Security researchers have warned of a critical flaw in the Atlassian project and software development platform that hackers can use to take over an account and control some of the apps connected through its single sign-on (SSO) capability.
According to Check Point Research (CPR), hackers could exploit the flaw to access Atlassian’s Jira, a bug-tracking and agile project-management tool used by over 65,000 customers, including Cisco, Pfizer, and Visa.
The flaw focuses on Atlassian’s use of SSO to ensure continuous navigation between subdomains for related products, such as Jira (jira.atlassian.com) and Confluence (confluence.atlassian.com). This creates a potential attack scenario involving injecting malicious code into the platform, then leveraging a session fixation flaw to hijack a valid user session and take control of an account.
Researchers proved that account takeover was possible on Atlassian accounts accessible by subdomains under atlassian.com.
To exploit the flaw, hackers would have to lure a victim into clicking on a crafted link coming from the “Atlassian” domain via social media, a fake email, or a messaging app, etc. By clicking on the link, the payload would send a request on the victim’s behalf to the Atlassian platform, which would perform the attack and steal the user session. Then the hacker logs onto the victim's Atlassian apps associated with the account, gaining all the sensitive information stored there.

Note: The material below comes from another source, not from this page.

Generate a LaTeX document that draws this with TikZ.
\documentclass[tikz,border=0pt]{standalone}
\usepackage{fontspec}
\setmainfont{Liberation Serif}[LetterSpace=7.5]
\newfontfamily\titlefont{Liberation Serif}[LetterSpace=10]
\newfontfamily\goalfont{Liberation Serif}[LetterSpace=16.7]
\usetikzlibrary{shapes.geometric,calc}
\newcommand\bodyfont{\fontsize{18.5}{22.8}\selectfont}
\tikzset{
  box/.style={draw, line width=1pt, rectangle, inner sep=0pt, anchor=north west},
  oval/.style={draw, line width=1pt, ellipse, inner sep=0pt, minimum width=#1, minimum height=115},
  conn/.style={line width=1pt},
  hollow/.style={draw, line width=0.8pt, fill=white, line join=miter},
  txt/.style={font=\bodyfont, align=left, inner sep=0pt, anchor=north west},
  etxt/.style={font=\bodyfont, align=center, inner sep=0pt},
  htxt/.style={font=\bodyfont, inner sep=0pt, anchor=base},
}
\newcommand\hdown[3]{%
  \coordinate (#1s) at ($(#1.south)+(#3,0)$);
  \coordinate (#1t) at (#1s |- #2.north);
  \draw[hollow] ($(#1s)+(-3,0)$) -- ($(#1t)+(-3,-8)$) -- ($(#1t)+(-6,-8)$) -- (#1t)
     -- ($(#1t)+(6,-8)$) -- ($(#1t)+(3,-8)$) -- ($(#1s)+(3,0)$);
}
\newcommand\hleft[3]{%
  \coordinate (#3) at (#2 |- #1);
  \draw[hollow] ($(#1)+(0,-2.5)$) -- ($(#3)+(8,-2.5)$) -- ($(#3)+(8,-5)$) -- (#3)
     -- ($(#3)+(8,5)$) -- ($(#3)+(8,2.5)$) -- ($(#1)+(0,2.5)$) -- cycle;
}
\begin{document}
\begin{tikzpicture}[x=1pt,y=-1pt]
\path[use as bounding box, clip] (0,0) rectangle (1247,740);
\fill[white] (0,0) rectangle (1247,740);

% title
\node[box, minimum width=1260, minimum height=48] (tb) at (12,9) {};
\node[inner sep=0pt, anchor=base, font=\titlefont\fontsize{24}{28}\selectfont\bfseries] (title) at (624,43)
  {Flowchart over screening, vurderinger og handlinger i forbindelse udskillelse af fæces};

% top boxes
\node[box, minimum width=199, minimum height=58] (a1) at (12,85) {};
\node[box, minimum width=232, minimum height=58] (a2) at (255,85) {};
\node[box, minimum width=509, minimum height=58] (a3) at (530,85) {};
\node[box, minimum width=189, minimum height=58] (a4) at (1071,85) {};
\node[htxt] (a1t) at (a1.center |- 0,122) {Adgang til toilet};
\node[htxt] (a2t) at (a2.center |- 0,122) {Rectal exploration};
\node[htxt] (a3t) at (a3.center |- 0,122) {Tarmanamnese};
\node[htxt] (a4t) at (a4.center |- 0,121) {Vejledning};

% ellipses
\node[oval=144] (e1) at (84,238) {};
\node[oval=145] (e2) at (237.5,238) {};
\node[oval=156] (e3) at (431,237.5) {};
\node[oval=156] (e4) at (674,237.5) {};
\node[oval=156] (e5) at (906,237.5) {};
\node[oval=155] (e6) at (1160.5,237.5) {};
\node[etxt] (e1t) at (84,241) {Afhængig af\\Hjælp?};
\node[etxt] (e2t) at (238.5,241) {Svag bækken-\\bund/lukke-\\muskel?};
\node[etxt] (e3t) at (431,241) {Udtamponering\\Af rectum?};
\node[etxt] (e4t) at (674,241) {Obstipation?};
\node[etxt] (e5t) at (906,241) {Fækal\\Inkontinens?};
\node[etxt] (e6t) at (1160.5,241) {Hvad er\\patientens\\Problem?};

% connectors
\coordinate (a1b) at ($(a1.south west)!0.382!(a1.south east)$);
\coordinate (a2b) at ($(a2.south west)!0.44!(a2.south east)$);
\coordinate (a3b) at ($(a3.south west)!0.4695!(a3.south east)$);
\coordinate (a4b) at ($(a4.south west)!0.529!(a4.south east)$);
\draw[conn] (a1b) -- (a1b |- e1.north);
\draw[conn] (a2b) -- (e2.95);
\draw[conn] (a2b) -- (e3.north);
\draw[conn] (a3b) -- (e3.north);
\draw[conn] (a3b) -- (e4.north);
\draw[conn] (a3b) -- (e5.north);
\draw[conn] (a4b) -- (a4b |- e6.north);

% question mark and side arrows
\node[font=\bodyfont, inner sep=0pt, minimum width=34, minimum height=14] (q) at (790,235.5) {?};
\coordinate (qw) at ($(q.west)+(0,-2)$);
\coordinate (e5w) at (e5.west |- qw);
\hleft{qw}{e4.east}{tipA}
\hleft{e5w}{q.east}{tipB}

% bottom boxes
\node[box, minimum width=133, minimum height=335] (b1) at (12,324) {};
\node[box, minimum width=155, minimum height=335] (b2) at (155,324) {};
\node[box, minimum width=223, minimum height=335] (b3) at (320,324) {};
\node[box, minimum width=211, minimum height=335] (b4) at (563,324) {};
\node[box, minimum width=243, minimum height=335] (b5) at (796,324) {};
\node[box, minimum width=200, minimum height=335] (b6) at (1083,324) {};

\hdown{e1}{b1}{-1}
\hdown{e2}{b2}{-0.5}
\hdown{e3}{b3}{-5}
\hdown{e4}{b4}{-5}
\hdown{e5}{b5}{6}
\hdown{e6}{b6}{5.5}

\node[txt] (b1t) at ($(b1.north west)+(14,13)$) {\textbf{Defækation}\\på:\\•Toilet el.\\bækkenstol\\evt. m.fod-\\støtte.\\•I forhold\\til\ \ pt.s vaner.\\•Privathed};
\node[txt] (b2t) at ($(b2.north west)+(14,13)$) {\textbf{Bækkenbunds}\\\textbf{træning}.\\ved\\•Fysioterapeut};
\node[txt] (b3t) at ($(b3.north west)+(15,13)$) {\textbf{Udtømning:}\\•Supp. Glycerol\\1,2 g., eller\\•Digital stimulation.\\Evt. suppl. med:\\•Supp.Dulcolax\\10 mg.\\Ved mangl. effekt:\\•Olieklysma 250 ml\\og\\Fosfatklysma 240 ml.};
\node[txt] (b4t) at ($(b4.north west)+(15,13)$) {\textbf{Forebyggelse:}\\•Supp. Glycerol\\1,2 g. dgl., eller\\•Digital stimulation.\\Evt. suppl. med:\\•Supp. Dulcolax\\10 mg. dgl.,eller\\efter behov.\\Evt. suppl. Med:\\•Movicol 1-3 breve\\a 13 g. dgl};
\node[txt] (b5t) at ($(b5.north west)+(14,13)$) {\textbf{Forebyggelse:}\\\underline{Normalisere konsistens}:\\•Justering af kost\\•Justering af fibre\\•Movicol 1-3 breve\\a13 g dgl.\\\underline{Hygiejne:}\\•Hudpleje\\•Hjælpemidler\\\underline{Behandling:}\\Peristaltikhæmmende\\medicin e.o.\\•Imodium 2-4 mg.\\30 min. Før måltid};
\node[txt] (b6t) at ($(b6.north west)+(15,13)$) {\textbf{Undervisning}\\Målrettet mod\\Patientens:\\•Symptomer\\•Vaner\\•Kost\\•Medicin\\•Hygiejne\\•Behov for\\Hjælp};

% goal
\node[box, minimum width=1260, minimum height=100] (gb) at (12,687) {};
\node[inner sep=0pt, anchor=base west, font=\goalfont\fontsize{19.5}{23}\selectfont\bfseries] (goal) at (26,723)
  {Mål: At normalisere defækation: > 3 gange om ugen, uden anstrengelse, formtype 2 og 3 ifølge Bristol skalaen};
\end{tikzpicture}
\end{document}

“What makes a supply chain attack such as this one so significant is the fact that once the attacker leverages these vulnerabilities and takes over an account, he can plant backdoors that he can use in the future for his attack. This can create severe damage which will be identified and controlled only much after the damage is done,” said researchers.
Lewis Jones, threat intelligence analyst at Talion, told ITPro that successfully exploiting these flaws could result in a supply-chain attack whereby an attacker can take over an account, use it to perform unauthorized actions, such as edit Confluence pages, access Jira tickets, and even inject malicious implants to stage further attacks down the line.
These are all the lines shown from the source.